There is undoubtedly a fine balance to draw between theory and practical time on the bike but good teaching demands both. Genuine riding exercises have a definite place but they require explanation. Simply piling on the miles is not good teaching technique, just as endless ‘chalk and talk’ offers limited opportunity to practice the theory.

Reading an industry mag some years back, the star letter writer – a training school owner – referred to a discussion with the owner of another school who, he claims, boasted of controlling his costs by: “padding out talks and never covering more than 50-60 miles during a full day’s training”. The letter writer, by contrast, claimed to offer “maximum on-road instruction” which reminded me of an ex-police instructor who claimed never to cover less than 200 miles in a day when out with his trainees.

So how far is too far?

There’s a simple answer to this. If the trainee is getting tired, then the session has gone too far.

Fatigue is dangerous. When we’re tired we make mistakes. Think back to your car lessons and remember how knackered you were after a two-hour session behind the wheel. Or remember how exhausting CBT and each day’s subsequent training was. As concentration slips, learning deteriorates and far worse, the risk of a riding error is magnified manyfold.

An experienced WORKING rider (such as a police rider, an instructor or a courier) may well be able to ride all day, but I worry when I hear of trainees doing eight-hour days and 200 mile rides. If the rider averages a reasonable 40 mph, that’s 5 hours riding time. 200 miles would have been a fair distance to ride in a day when I was despatching.

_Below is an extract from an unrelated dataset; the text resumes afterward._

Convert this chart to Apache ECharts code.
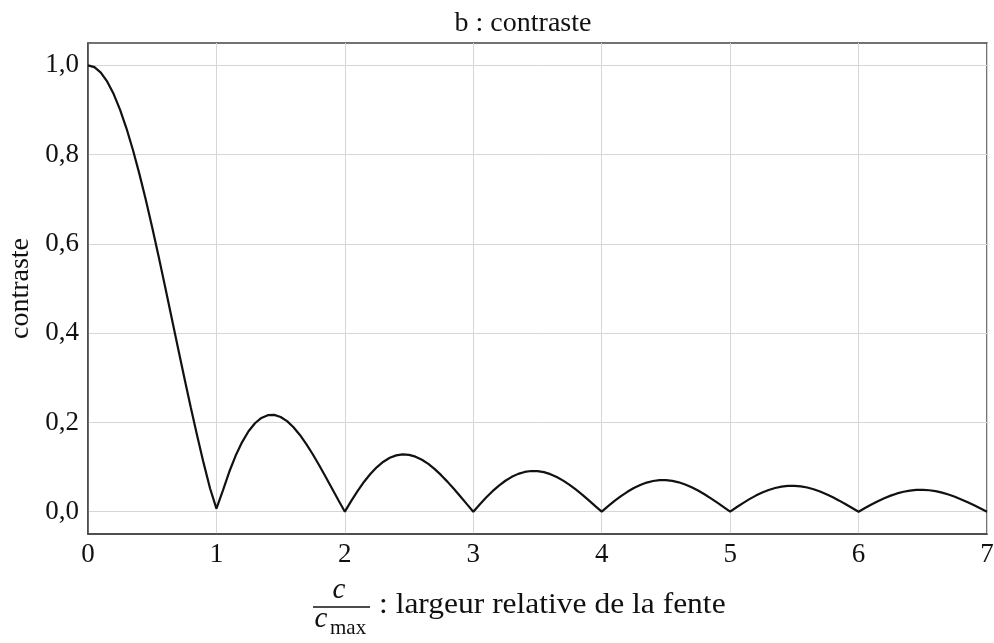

These kind of distances will push typical commuting or recreational riders to (and possibly beyond) the limit.

And we still have to fit in the theory training, any off-road exercises and some breaks. Given the need for rest stops, I really wondered what the 200-miles-a-day instructor was actually managing to deliver in his eight hour day. It’s a lot more informative to ride short stretches for ten or fifteen minutes with interim debriefs whilst everything is still fresh in the trainee’s head, than hack fifty miles up the road between cafes. Well-designed theory sessions, as well as short off-road practice sessions, give the trainees a physical rest and a mental change of gear.

It’s also often overlooked by training schools that whilst the instructor is likely to be close to home, the trainee may well have had an early start and a long ride to get to the school. Even starting from an inn just ten minutes from the circuit, I had to set off at 7am for a race school to arrive in time to complete the formalities. By 1pm – six hours later – I’d spent two hours on track and another two hours in briefings and debriefings, and I was shattered. That’s why my own Survival Skills advanced rider training courses are pegged at five hours; beyond that fatigue sets in and learning drops off. And trainees have to get home again! I had 170 miles to ride back after that session. I left at 2pm and missed the afternoon session completely.

The perfect balance will vary from rider to rider since different trainees respond to different approaches. Too much talk is a turn-off for some, who want to get on the bike and ride, but others actually want to talk – they may want to discuss particular issues at length or be willing and able to learn from in-depth question and answer sessions. It’s up to the instructor to vary the lesson to suit each client, and not to make a teacher-centric decision about how the course should proceed.

The least charitable view would be that trainers running high mileage courses are actually padding out the lack of theory by simply keeping the trainee sitting on the bike all day! After all, spending a few ££s on another five litres of unleaded is much easier than actually writing a decent syllabus and putting together a lesson plan for the day. But mostly I get the feeling it’s simply lack of imagination and a case of “that’s the way it’s always been done” and yet another hangover from police training.